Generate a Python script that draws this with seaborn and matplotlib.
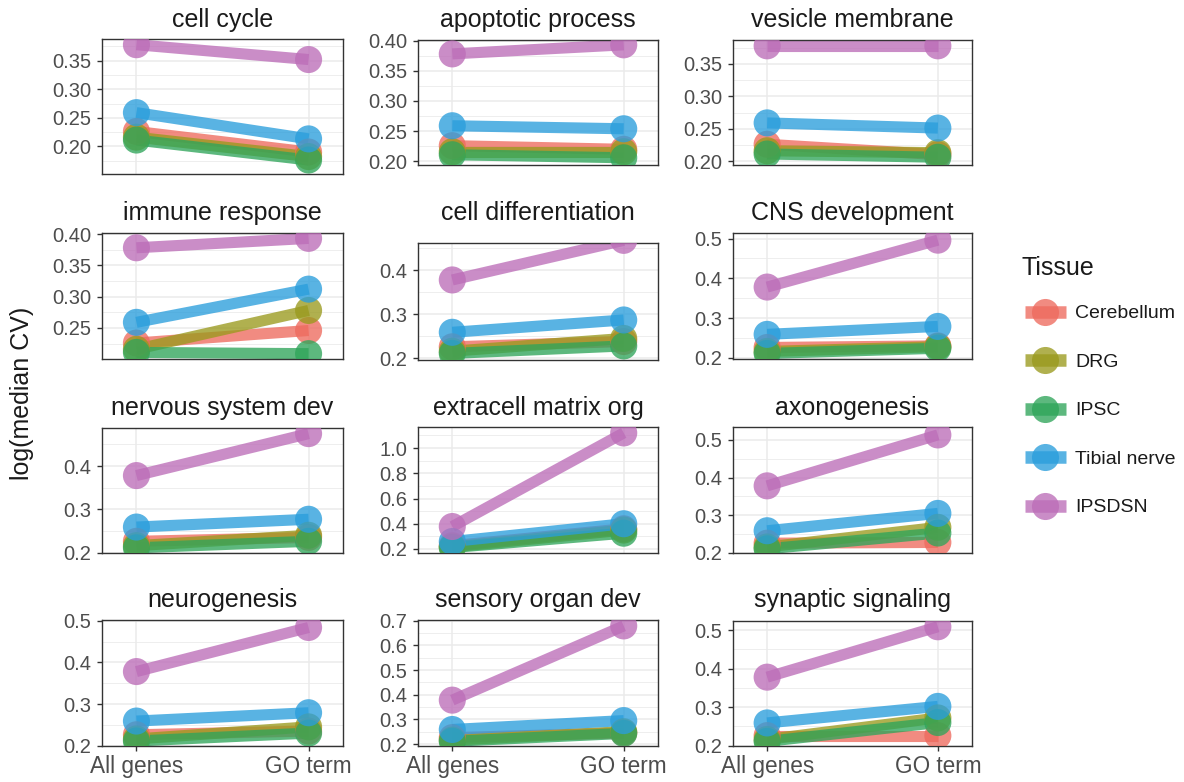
import matplotlib
matplotlib.use("Agg")
import matplotlib.pyplot as plt
from matplotlib.ticker import MultipleLocator, FormatStrFormatter
from matplotlib.lines import Line2D
import pandas as pd
import seaborn as sns

# ---- data -----------------------------------------------------------------
conditions = ["All genes", "GO term"]
tissues = ["Cerebellum", "DRG", "IPSC", "Tibial nerve", "IPSDSN"]
go_terms = ["cell cycle", "apoptotic process", "vesicle membrane",
            "immune response", "cell differentiation", "CNS development",
            "nervous system dev", "extracell matrix org", "axonogenesis",
            "neurogenesis", "sensory organ dev", "synaptic signaling"]

# log(median CV) over all genes, one value per tissue
all_genes_cv = [0.226, 0.216, 0.211, 0.259, 0.378]

# log(median CV) for the genes of each GO term, one list per tissue
cerebellum_go = [0.190, 0.220, 0.210, 0.246, 0.238, 0.230,
                 0.235, 0.360, 0.228, 0.235, 0.245, 0.226]
drg_go = [0.182, 0.216, 0.213, 0.278, 0.245, 0.228,
          0.240, 0.350, 0.268, 0.245, 0.250, 0.272]
ipsc_go = [0.176, 0.206, 0.206, 0.209, 0.228, 0.224,
           0.226, 0.325, 0.253, 0.230, 0.243, 0.260]
tibial_go = [0.213, 0.254, 0.251, 0.312, 0.287, 0.279,
             0.277, 0.400, 0.305, 0.279, 0.295, 0.302]
ipsdsn_go = [0.352, 0.393, 0.378, 0.393, 0.468, 0.496,
             0.475, 1.120, 0.513, 0.484, 0.679, 0.509]

go_values = [cerebellum_go, drg_go, ipsc_go, tibial_go, ipsdsn_go]

rows = []
for t_idx, tissue in enumerate(tissues):
    for g_idx, term in enumerate(go_terms):
        rows.append((term, tissue, 0, all_genes_cv[t_idx]))
        rows.append((term, tissue, 1, go_values[t_idx][g_idx]))
df = pd.DataFrame(rows, columns=["term", "Tissue", "pos", "cv"])

# ---- styling --------------------------------------------------------------
sns.set_theme(style="white")
plt.rcParams["font.family"] = ["Liberation Sans", "DejaVu Sans"]
plt.rcParams["lines.solid_capstyle"] = "butt"

palette = {
    "Cerebellum": "#EE6A5E",
    "DRG": "#9A9A1E",
    "IPSC": "#2FA55A",
    "Tibial nerve": "#2A9EDC",
    "IPSDSN": "#BC6DB8",
}
ALPHA = 0.78

# per-panel y axis ranges and tick steps
y_lims = [(0.1515, 0.388), (0.194, 0.401), (0.194, 0.387),
          (0.2005, 0.4016), (0.196, 0.462), (0.197, 0.514),
          (0.199, 0.488), (0.168, 1.167), (0.200, 0.534),
          (0.199, 0.502), (0.192, 0.703), (0.199, 0.524)]
y_steps = [0.05, 0.05, 0.05, 0.05, 0.1, 0.1, 0.1, 0.2, 0.1, 0.1, 0.1, 0.1]

# panel boxes in pixels: left, top, right, bottom
boxes = [(102, 39, 343, 174), (418, 40, 658, 165), (733, 40, 972, 165),
         (102, 233, 343, 359), (418, 243, 658, 360), (733, 233, 972, 359),
         (102, 428, 343, 553), (418, 427, 658, 553), (733, 427, 972, 553),
         (102, 620, 343, 746), (418, 620, 658, 746), (733, 621, 972, 746)]
# baseline of each row of panel titles, in pixels
title_base = [27, 220, 415, 607]

W, H = 1184, 782
fig = plt.figure(figsize=(W / 100, H / 100), dpi=100)
fig.patch.set_facecolor("white")

grid_col = "#EBEBEB"
for i, term in enumerate(go_terms):
    l, t, r, b = boxes[i]
    ax = fig.add_axes([l / W, 1 - b / H, (r - l) / W, (b - t) / H])
    sub = df[df["term"] == term]

    sns.lineplot(data=sub, x="pos", y="cv", hue="Tissue", hue_order=tissues,
                 palette=palette, linewidth=8, alpha=ALPHA, legend=False,
                 ax=ax, zorder=2)
    sns.scatterplot(data=sub, x="pos", y="cv", hue="Tissue",
                    hue_order=tissues, palette=palette, s=380, alpha=ALPHA,
                    linewidth=0, legend=False, ax=ax, zorder=3)

    step = y_steps[i]
    ax.set_ylim(*y_lims[i])
    ax.set_xlim(-0.2, 1.2)
    ax.yaxis.set_major_locator(MultipleLocator(step))
    ax.yaxis.set_minor_locator(MultipleLocator(step / 2))
    ax.yaxis.set_major_formatter(
        FormatStrFormatter("%.2f" if step < 0.1 else "%.1f"))
    ax.set_xticks([0, 1])

    ax.grid(which="major", axis="both", color=grid_col, linewidth=1.1, zorder=0)
    ax.grid(which="minor", axis="y", color=grid_col, linewidth=0.6, zorder=0)
    ax.set_axisbelow(True)

    ax.tick_params(axis="y", which="major", length=3.5, width=1.0,
                   color="#333333", labelsize=14.5, labelcolor="#4D4D4D",
                   pad=4.5, left=True)
    ax.tick_params(axis="y", which="minor", length=0)
    if i >= 9:
        ax.set_xticklabels(conditions)
        ax.tick_params(axis="x", length=3.5, width=1.0, color="#333333",
                       labelsize=16.3, labelcolor="#4D4D4D", pad=3,
                       bottom=True)
    else:
        ax.set_xticklabels([])
        ax.tick_params(axis="x", length=0)

    ax.set_xlabel("")
    ax.set_ylabel("")
    for sp in ax.spines.values():
        sp.set_color("#333333")
        sp.set_linewidth(1.0)
    pad_px = t - title_base[i // 3]
    ax.set_title(term, fontsize=18, pad=pad_px * 0.72, color="#1A1A1A")

fig.text(22 / W, 1 - 393 / H, "log(median CV)", rotation=90,
         ha="center", va="center", fontsize=18, color="#1A1A1A")

# legend: title drawn as text, keys as a title-less legend below it
fig.text(1022 / W, 1 - 268 / H, "Tissue", ha="left", va="center",
         fontsize=18, color="#1A1A1A")
handles = [Line2D([0], [0], color=palette[t], lw=9, alpha=ALPHA, marker="o",
                  markersize=19.5, markeredgewidth=0, solid_capstyle="butt")
           for t in tissues]
leg = fig.legend(handles, tissues, loc="upper left",
                 bbox_to_anchor=(1015 / W, 1 - 295 / H), frameon=False,
                 fontsize=14, handlelength=2.1, handletextpad=0.5,
                 labelspacing=1.59, borderpad=0)
for txt in leg.get_texts():
    txt.set_color("#1A1A1A")

fig.savefig("out.png", dpi=100)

GIVEN PROBLEM → Your task is to return the lines above, from the first one up to and including the line containing "all_genes_cv = [0.226, 0.216, 0.211, 0.259, 0.378]", minus any pictures.

OUTPUT BELOW →
Generate a Python script that draws this with seaborn and matplotlib.
import matplotlib
matplotlib.use("Agg")
import matplotlib.pyplot as plt
from matplotlib.ticker import MultipleLocator, FormatStrFormatter
from matplotlib.lines import Line2D
import pandas as pd
import seaborn as sns

# ---- data -----------------------------------------------------------------
conditions = ["All genes", "GO term"]
tissues = ["Cerebellum", "DRG", "IPSC", "Tibial nerve", "IPSDSN"]
go_terms = ["cell cycle", "apoptotic process", "vesicle membrane",
            "immune response", "cell differentiation", "CNS development",
            "nervous system dev", "extracell matrix org", "axonogenesis",
            "neurogenesis", "sensory organ dev", "synaptic signaling"]

# log(median CV) over all genes, one value per tissue
all_genes_cv = [0.226, 0.216, 0.211, 0.259, 0.378]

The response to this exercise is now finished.